In July 2003, Winer and Userland Software assigned ownership of the RSS 2.0 specification to his then workplace, Harvard's Berkman Center for the Internet & Society.
In January 2005, Sean B. Palmer, Christopher Schmidt, and Cody Woodard produced a preliminary draft of RSS 1.1. It was intended as a bugfix for 1.0, removing little-used features, simplifying the syntax and improving the specification based on the more recent RDF specifications. As of July 2005, RSS 1.1 had amounted to little more than an academic exercise.
In April 2005, Apple Computer released Safari 2.0 with RSS Feed capabilities built in. Safari delivered the ability to read RSS feeds, and bookmark them, with built-in search features. Safari's RSS button is a blue rounded rectangle with RSS written inside in white. The favicon displayed defaults to a newspaper icon .
In November 2005, Microsoft proposed its Simple Sharing Extensions to RSS.[14]
In December 2005, the Microsoft IE team and Outlook team announced in their blogs that they will be adopting the feed icon first used in the Mozilla Firefox browser, effectively making the orange square with white radio waves the industry standard for both RSS and related formats such as Atom. Also in February 2006, Opera Software announced they too would add the orange square in their Opera 9 release.
In January 2006, Rogers Cadenhead relaunched an RSS Advisory Board with a view to continuing the development of the RSS format and resolving ambiguities.
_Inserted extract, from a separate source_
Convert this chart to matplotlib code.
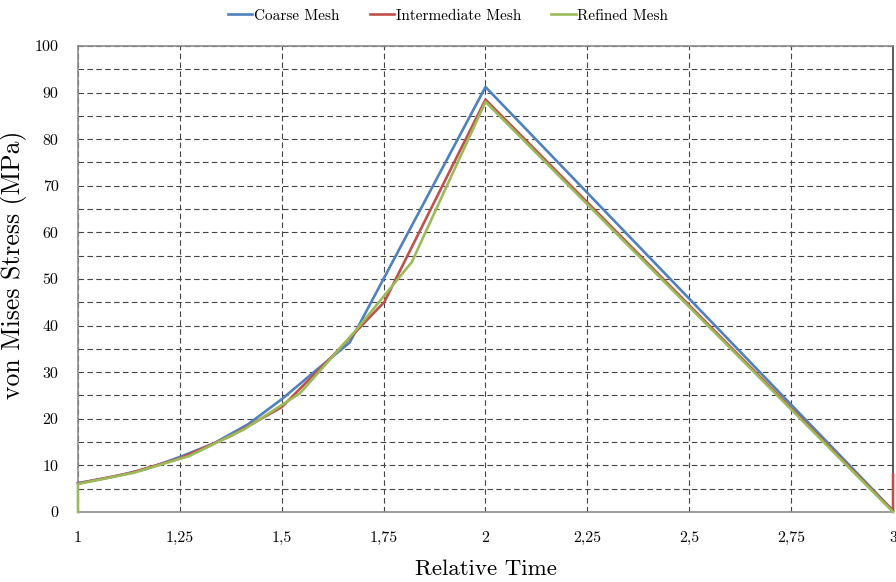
import matplotlib
matplotlib.use("Agg")
import matplotlib.pyplot as plt

plt.rcParams["font.family"] = ["cmr10", "DejaVu Serif"]
plt.rcParams["mathtext.fontset"] = "cm"
plt.rcParams["axes.unicode_minus"] = False

# Stress history for each mesh density
coarse_t = [1.0, 1.083, 1.167, 1.25, 1.333, 1.417, 1.5, 1.583, 1.667, 2.0, 3.0]
coarse_s = [6.2, 7.5, 9.2, 11.8, 14.7, 18.8, 24.2, 30.3, 36.4, 91.2, 0.3]

inter_t = [1.0, 1.125, 1.25, 1.375, 1.5, 1.625, 1.752, 2.0, 3.0, 3.0]
inter_s = [6.1, 8.3, 11.5, 16.3, 22.5, 33.5, 45.1, 88.5, 0.2, 8.0]

refined_t = [1.0, 1.0, 1.136, 1.273, 1.409, 1.545, 1.682, 1.819, 2.0, 3.0]
refined_s = [0.0, 6.0, 8.4, 12.0, 17.8, 25.5, 39.0, 53.6, 88.0, 0.0]

x_ticks = [1.0, 1.25, 1.5, 1.75, 2.0, 2.25, 2.5, 2.75, 3.0]
x_labels = ["1", "1,25", "1,5", "1,75", "2", "2,25", "2,5", "2,75", "3"]
y_ticks = list(range(0, 101, 10))

fig = plt.figure(figsize=(8.96, 5.82), dpi=100)
ax = fig.add_axes([0.087, 0.1203, 0.9097, 0.8007])

line_kw = dict(lw=1.9, zorder=5, clip_on=False)
ax.plot(coarse_t, coarse_s, color="#4F81BD", label="Coarse Mesh", **line_kw)
ax.plot(inter_t, inter_s, color="#C0504D", label="Intermediate Mesh", **line_kw)
ax.plot(refined_t, refined_s, color="#9BBB59", label="Refined Mesh", **line_kw)

ax.set_xlim(1, 3)
ax.set_ylim(0, 100)
ax.set_xticks(x_ticks)
ax.set_xticklabels(x_labels)
ax.set_yticks(y_ticks)
ax.set_yticks(range(5, 100, 10), minor=True)
ax.tick_params(axis="both", which="both", length=0, labelsize=11.5)
ax.tick_params(axis="x", pad=14)
ax.tick_params(axis="y", pad=14)

grid_kw = dict(color="#444444", linestyle=(0, (5, 3)), linewidth=0.8)
ax.grid(True, which="major", axis="both", **grid_kw)
ax.grid(True, which="minor", axis="y", **grid_kw)
ax.set_axisbelow(True)

for side in ["left", "bottom", "top"]:
    ax.spines[side].set_color("#8c8c8c")
    ax.spines[side].set_linewidth(1.2)
ax.spines["right"].set_color("#404040")
ax.spines["right"].set_linewidth(1.2)

ax.set_xlabel("Relative Time", fontsize=16.5, labelpad=10)
ax.set_ylabel("von Mises Stress (MPa)", fontsize=18.5)
ax.yaxis.set_label_coords(-0.063, 0.53)

fig.legend(loc="upper center", bbox_to_anchor=(0.5, 1.008), ncol=3, frameon=False,
           fontsize=11, handlelength=1.6, handletextpad=0.1, columnspacing=2.0)

fig.savefig("out.png", dpi=100)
In June 2007, the board revised their version of the specification to confirm that namespaces may extend core elements with namespace attributes, as Microsoft has done in Internet Explorer 7. In their view, a difference of interpretation left publishers unsure of whether this was permitted or forbidden. No press account of the differences between the Winer spec and the Cadenhead spec for RSS 2.0 is included in this article's references, though blog searches in May, 2007 found private opinions that the two specs were very similar.